Written problem ▸ Find and return each line containing "this".

Record extracts ▸
..............................

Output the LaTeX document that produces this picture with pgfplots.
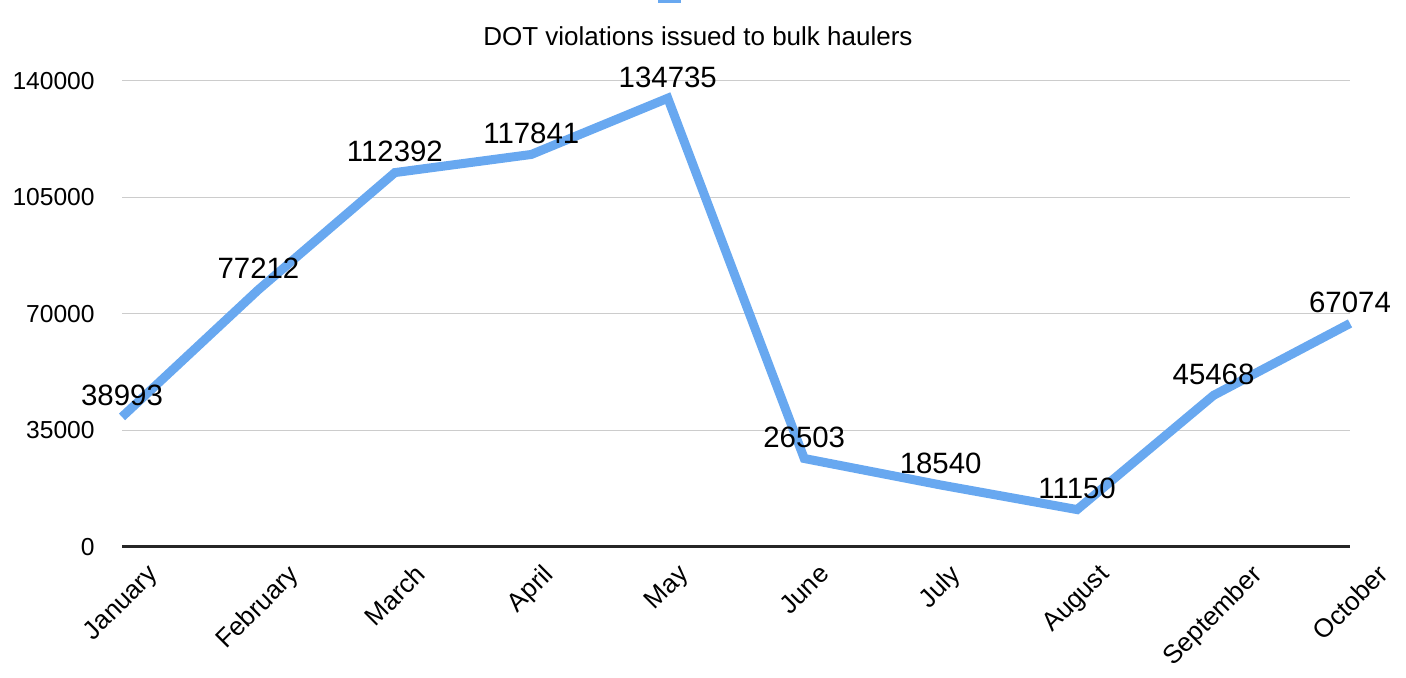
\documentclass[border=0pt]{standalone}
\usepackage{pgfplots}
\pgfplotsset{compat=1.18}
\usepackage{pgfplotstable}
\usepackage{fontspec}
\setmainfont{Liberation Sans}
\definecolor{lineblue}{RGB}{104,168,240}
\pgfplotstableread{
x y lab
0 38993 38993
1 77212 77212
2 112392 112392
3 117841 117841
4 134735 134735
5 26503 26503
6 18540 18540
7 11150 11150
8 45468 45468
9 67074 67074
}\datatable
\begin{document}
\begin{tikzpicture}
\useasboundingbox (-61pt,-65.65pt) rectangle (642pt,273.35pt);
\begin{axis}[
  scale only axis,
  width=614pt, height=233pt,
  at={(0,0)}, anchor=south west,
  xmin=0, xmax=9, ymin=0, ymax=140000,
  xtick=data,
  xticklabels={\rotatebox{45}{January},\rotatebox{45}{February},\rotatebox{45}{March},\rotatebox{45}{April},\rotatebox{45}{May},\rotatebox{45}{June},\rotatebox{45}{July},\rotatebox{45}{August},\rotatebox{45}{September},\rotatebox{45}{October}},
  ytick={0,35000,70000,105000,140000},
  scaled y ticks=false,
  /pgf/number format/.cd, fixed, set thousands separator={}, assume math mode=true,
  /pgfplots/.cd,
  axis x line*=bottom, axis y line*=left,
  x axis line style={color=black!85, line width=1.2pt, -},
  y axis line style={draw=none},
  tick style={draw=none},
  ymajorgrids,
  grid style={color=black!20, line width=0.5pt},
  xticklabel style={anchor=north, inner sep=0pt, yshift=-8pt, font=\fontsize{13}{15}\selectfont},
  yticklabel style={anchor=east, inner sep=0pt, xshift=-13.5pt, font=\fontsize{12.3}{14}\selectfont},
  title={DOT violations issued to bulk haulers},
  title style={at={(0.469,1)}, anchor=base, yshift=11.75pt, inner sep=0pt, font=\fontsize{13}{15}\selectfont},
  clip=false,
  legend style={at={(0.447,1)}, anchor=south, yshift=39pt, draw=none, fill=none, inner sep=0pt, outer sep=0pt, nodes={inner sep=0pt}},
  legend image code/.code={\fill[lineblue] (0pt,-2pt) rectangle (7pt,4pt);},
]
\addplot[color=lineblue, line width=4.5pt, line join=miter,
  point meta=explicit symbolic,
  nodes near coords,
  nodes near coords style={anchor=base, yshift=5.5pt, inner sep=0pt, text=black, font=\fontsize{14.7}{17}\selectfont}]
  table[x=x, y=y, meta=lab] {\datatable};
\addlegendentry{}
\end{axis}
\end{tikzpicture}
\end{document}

..............................

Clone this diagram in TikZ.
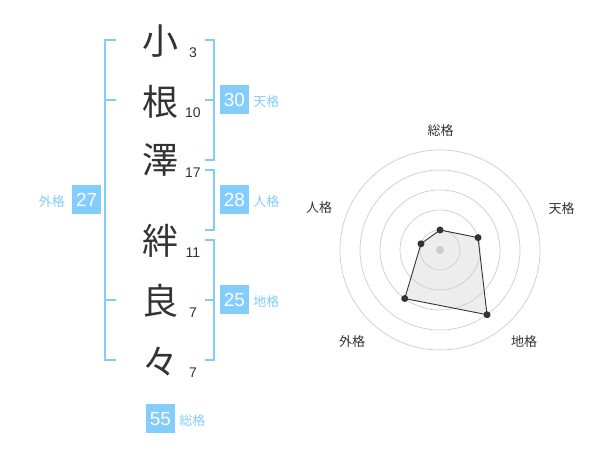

..............................

In response ▸
Output the LaTeX document that produces this picture with pgfplots.
Clone this diagram in TikZ.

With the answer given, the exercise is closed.